TASK REQUIREMENTS
Images must not appear in your copy; reproduce every other part of the records exactly.
## START DATA RECORDS
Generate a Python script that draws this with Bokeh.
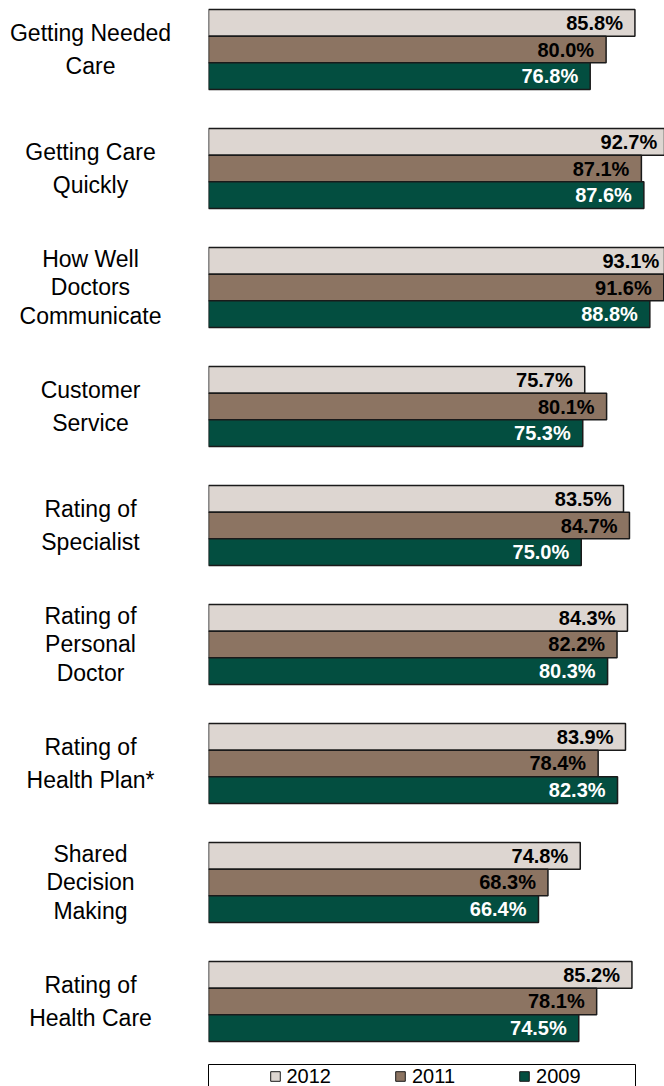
from bokeh.plotting import figure
from bokeh.models import FactorRange, ColumnDataSource, Range1d, Legend, LegendItem
from bokeh.layouts import column, row
from bokeh.transform import dodge
from bokeh.core.properties import value
from bokeh.embed import file_html
from bokeh.resources import INLINE

# ---------------- data ----------------
categories = [
    "Getting Needed\nCare",
    "Getting Care\nQuickly",
    "How Well\nDoctors\nCommunicate",
    "Customer\nService",
    "Rating of\nSpecialist",
    "Rating of\nPersonal\nDoctor",
    "Rating of\nHealth Plan*",
    "Shared\nDecision\nMaking",
    "Rating of\nHealth Care",
]
years = ["2012", "2011", "2009"]
v2012 = [85.8, 92.7, 93.1, 75.7, 83.5, 84.3, 83.9, 74.8, 85.2]
v2011 = [80.0, 87.1, 91.6, 80.1, 84.7, 82.2, 78.4, 68.3, 78.1]
v2009 = [76.8, 87.6, 88.8, 75.3, 75.0, 80.3, 82.3, 66.4, 74.5]

# ---------------- styles ----------------
series_vals = [v2012, v2011, v2009]
fill_colors = ["#DDD6D1", "#8C7462", "#034E40"]
text_colors = ["#000000", "#000000", "#FFFFFF"]
FONT = "Liberation Sans"
BAR = 0.2241                       # bar thickness in category units
offsets = [BAR, 0.0, -BAR]         # 2012 on top, 2009 at bottom

ROW_H = 1050
yr = FactorRange(factors=list(reversed(categories)),
                 range_padding=-0.0196, range_padding_units="percent")

common = dict(toolbar_location=None, output_backend="svg",
              x_axis_location=None, y_axis_location=None,
              outline_line_color=None, background_fill_color="white",
              border_fill_color="white")

# ---------------- category labels ----------------
lab = figure(width=180, height=ROW_H, y_range=yr, x_range=Range1d(0, 1),
             min_border_left=0, min_border_right=0, min_border_top=0,
             min_border_bottom=0, **common)
lab.grid.visible = False
for nlines, lh in ((2, 1.24), (3, 1.1)):
    cats = [c for c in categories if c.count("\n") + 1 == nlines]
    lab.text(x=0.5, y="cat", text="cat", source=ColumnDataSource(dict(cat=cats)),
             text_align="center", text_baseline="middle",
             text_font=value(FONT), text_font_size="23px",
             text_line_height=lh, text_color="#000000")

# ---------------- bars ----------------
p = figure(width=484, height=ROW_H, y_range=yr, x_range=Range1d(0, 91.75),
           min_border_left=28, min_border_right=0, min_border_top=0,
           min_border_bottom=0, **common)
p.grid.visible = False

sources = []
for yname, vals, fc, tc, off in zip(years, series_vals, fill_colors, text_colors, offsets):
    src = ColumnDataSource(dict(cat=categories, val=vals,
                                lbl=[f"{v:.1f}%" for v in vals]))
    sources.append(src)
    p.hbar(y=dodge("cat", off, range=yr), left=0, right="val", height=BAR,
           source=src, fill_color=fc, line_color="#1a1a1a", line_width=1.5)
    p.text(x="val", y=dodge("cat", off, range=yr), text="lbl", source=src,
           x_offset=-12, text_align="right", text_baseline="middle",
           text_font=value(FONT), text_font_size="20px",
           text_font_style="bold", text_color=tc)

# ---------------- legend ----------------
lf = figure(width=664, height=40, x_range=Range1d(0, 1), y_range=Range1d(0, 1),
            toolbar_location=None, output_backend="svg",
            x_axis_location=None, y_axis_location=None,
            min_border_left=208, min_border_right=29, min_border_top=14,
            min_border_bottom=0, outline_line_color="black",
            outline_line_width=1, background_fill_color="white",
            border_fill_color="white")
lf.grid.visible = False
items = []
for yname, fc, src in zip(years, fill_colors, sources):
    # series values lie far outside this strip's 0..1 range: only the key shows
    r = lf.scatter(x="val", y="val", source=src, marker="square", size=0,
                   fill_color=fc, line_color="#1a1a1a", line_width=1)
    items.append(LegendItem(label=yname, renderers=[r]))
legend = Legend(items=items, location="top_center", orientation="horizontal",
                margin=0, padding=0, spacing=57, glyph_width=24,
                glyph_height=24, label_standoff=-2,
                label_text_font=FONT, label_text_font_size="20px",
                label_text_color="#000000",
                border_line_color=None, background_fill_alpha=0)
lf.add_layout(legend)

layout = column(row(lab, p), lf)
open("out.html", "w").write(file_html(layout, INLINE))
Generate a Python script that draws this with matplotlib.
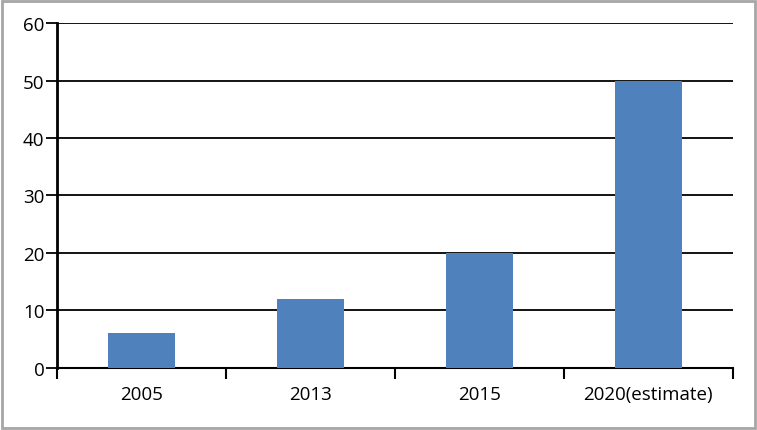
import matplotlib.pyplot as plt
from matplotlib.patches import Rectangle

categories = ['2005', '2013', '2015', '2020(estimate)']
values = [6, 12, 20, 50]
y_ticks = [0, 10, 20, 30, 40, 50, 60]

plt.rcParams['font.family'] = ['Open Sans', 'DejaVu Sans']

fig = plt.figure(figsize=(7.57, 4.31), dpi=100)
ax = fig.add_axes([0.0753, 0.1439, 0.8927, 0.8004])

x = range(len(categories))
ax.bar(x, values, width=0.4, color='#4F81BD', zorder=3)

ax.set_xlim(-0.5, len(categories) - 0.5)
ax.set_ylim(0, 60)
ax.set_yticks(y_ticks)
ax.yaxis.grid(True, color='black', linewidth=1.3, zorder=0)

# category labels centered, ticks at category boundaries
ax.set_xticks([i - 0.5 for i in range(len(categories) + 1)])
ax.set_xticklabels([])
ax.set_xticks(list(x), minor=True)
ax.set_xticklabels(categories, minor=True, fontsize=13.5)
ax.tick_params(axis='x', which='minor', length=0, pad=12)
ax.tick_params(axis='x', which='major', length=8, width=1.5, direction='out')
ax.tick_params(axis='y', length=8, width=1.3, direction='out', labelsize=13.5, pad=1)

for s in ['top', 'right']:
    ax.spines[s].set_visible(False)
ax.spines['left'].set_linewidth(2)
ax.spines['bottom'].set_linewidth(1.5)

fig.patches.append(Rectangle((0.003, 0.005), 0.994, 0.99, transform=fig.transFigure,
                             fill=False, edgecolor='#a6a6a6', linewidth=2))

fig.savefig('out.png', dpi=100)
## END DATA RECORDS
EXPECTED ANSWER
Generate a Python script that draws this with Bokeh.
from bokeh.plotting import figure
from bokeh.models import FactorRange, ColumnDataSource, Range1d, Legend, LegendItem
from bokeh.layouts import column, row
from bokeh.transform import dodge
from bokeh.core.properties import value
from bokeh.embed import file_html
from bokeh.resources import INLINE

# ---------------- data ----------------
categories = [
    "Getting Needed\nCare",
    "Getting Care\nQuickly",
    "How Well\nDoctors\nCommunicate",
    "Customer\nService",
    "Rating of\nSpecialist",
    "Rating of\nPersonal\nDoctor",
    "Rating of\nHealth Plan*",
    "Shared\nDecision\nMaking",
    "Rating of\nHealth Care",
]
years = ["2012", "2011", "2009"]
v2012 = [85.8, 92.7, 93.1, 75.7, 83.5, 84.3, 83.9, 74.8, 85.2]
v2011 = [80.0, 87.1, 91.6, 80.1, 84.7, 82.2, 78.4, 68.3, 78.1]
v2009 = [76.8, 87.6, 88.8, 75.3, 75.0, 80.3, 82.3, 66.4, 74.5]

# ---------------- styles ----------------
series_vals = [v2012, v2011, v2009]
fill_colors = ["#DDD6D1", "#8C7462", "#034E40"]
text_colors = ["#000000", "#000000", "#FFFFFF"]
FONT = "Liberation Sans"
BAR = 0.2241                       # bar thickness in category units
offsets = [BAR, 0.0, -BAR]         # 2012 on top, 2009 at bottom

ROW_H = 1050
yr = FactorRange(factors=list(reversed(categories)),
                 range_padding=-0.0196, range_padding_units="percent")

common = dict(toolbar_location=None, output_backend="svg",
              x_axis_location=None, y_axis_location=None,
              outline_line_color=None, background_fill_color="white",
              border_fill_color="white")

# ---------------- category labels ----------------
lab = figure(width=180, height=ROW_H, y_range=yr, x_range=Range1d(0, 1),
             min_border_left=0, min_border_right=0, min_border_top=0,
             min_border_bottom=0, **common)
lab.grid.visible = False
for nlines, lh in ((2, 1.24), (3, 1.1)):
    cats = [c for c in categories if c.count("\n") + 1 == nlines]
    lab.text(x=0.5, y="cat", text="cat", source=ColumnDataSource(dict(cat=cats)),
             text_align="center", text_baseline="middle",
             text_font=value(FONT), text_font_size="23px",
             text_line_height=lh, text_color="#000000")

# ---------------- bars ----------------
p = figure(width=484, height=ROW_H, y_range=yr, x_range=Range1d(0, 91.75),
           min_border_left=28, min_border_right=0, min_border_top=0,
           min_border_bottom=0, **common)
p.grid.visible = False

sources = []
for yname, vals, fc, tc, off in zip(years, series_vals, fill_colors, text_colors, offsets):
    src = ColumnDataSource(dict(cat=categories, val=vals,
                                lbl=[f"{v:.1f}%" for v in vals]))
    sources.append(src)
    p.hbar(y=dodge("cat", off, range=yr), left=0, right="val", height=BAR,
           source=src, fill_color=fc, line_color="#1a1a1a", line_width=1.5)
    p.text(x="val", y=dodge("cat", off, range=yr), text="lbl", source=src,
           x_offset=-12, text_align="right", text_baseline="middle",
           text_font=value(FONT), text_font_size="20px",
           text_font_style="bold", text_color=tc)

# ---------------- legend ----------------
lf = figure(width=664, height=40, x_range=Range1d(0, 1), y_range=Range1d(0, 1),
            toolbar_location=None, output_backend="svg",
            x_axis_location=None, y_axis_location=None,
            min_border_left=208, min_border_right=29, min_border_top=14,
            min_border_bottom=0, outline_line_color="black",
            outline_line_width=1, background_fill_color="white",
            border_fill_color="white")
lf.grid.visible = False
items = []
for yname, fc, src in zip(years, fill_colors, sources):
    # series values lie far outside this strip's 0..1 range: only the key shows
    r = lf.scatter(x="val", y="val", source=src, marker="square", size=0,
                   fill_color=fc, line_color="#1a1a1a", line_width=1)
    items.append(LegendItem(label=yname, renderers=[r]))
legend = Legend(items=items, location="top_center", orientation="horizontal",
                margin=0, padding=0, spacing=57, glyph_width=24,
                glyph_height=24, label_standoff=-2,
                label_text_font=FONT, label_text_font_size="20px",
                label_text_color="#000000",
                border_line_color=None, background_fill_alpha=0)
lf.add_layout(legend)

layout = column(row(lab, p), lf)
open("out.html", "w").write(file_html(layout, INLINE))
Generate a Python script that draws this with matplotlib.
import matplotlib.pyplot as plt
from matplotlib.patches import Rectangle

categories = ['2005', '2013', '2015', '2020(estimate)']
values = [6, 12, 20, 50]
y_ticks = [0, 10, 20, 30, 40, 50, 60]

plt.rcParams['font.family'] = ['Open Sans', 'DejaVu Sans']

fig = plt.figure(figsize=(7.57, 4.31), dpi=100)
ax = fig.add_axes([0.0753, 0.1439, 0.8927, 0.8004])

x = range(len(categories))
ax.bar(x, values, width=0.4, color='#4F81BD', zorder=3)

ax.set_xlim(-0.5, len(categories) - 0.5)
ax.set_ylim(0, 60)
ax.set_yticks(y_ticks)
ax.yaxis.grid(True, color='black', linewidth=1.3, zorder=0)

# category labels centered, ticks at category boundaries
ax.set_xticks([i - 0.5 for i in range(len(categories) + 1)])
ax.set_xticklabels([])
ax.set_xticks(list(x), minor=True)
ax.set_xticklabels(categories, minor=True, fontsize=13.5)
ax.tick_params(axis='x', which='minor', length=0, pad=12)
ax.tick_params(axis='x', which='major', length=8, width=1.5, direction='out')
ax.tick_params(axis='y', length=8, width=1.3, direction='out', labelsize=13.5, pad=1)

for s in ['top', 'right']:
    ax.spines[s].set_visible(False)
ax.spines['left'].set_linewidth(2)
ax.spines['bottom'].set_linewidth(1.5)

fig.patches.append(Rectangle((0.003, 0.005), 0.994, 0.99, transform=fig.transFigure,
                             fill=False, edgecolor='#a6a6a6', linewidth=2))

fig.savefig('out.png', dpi=100)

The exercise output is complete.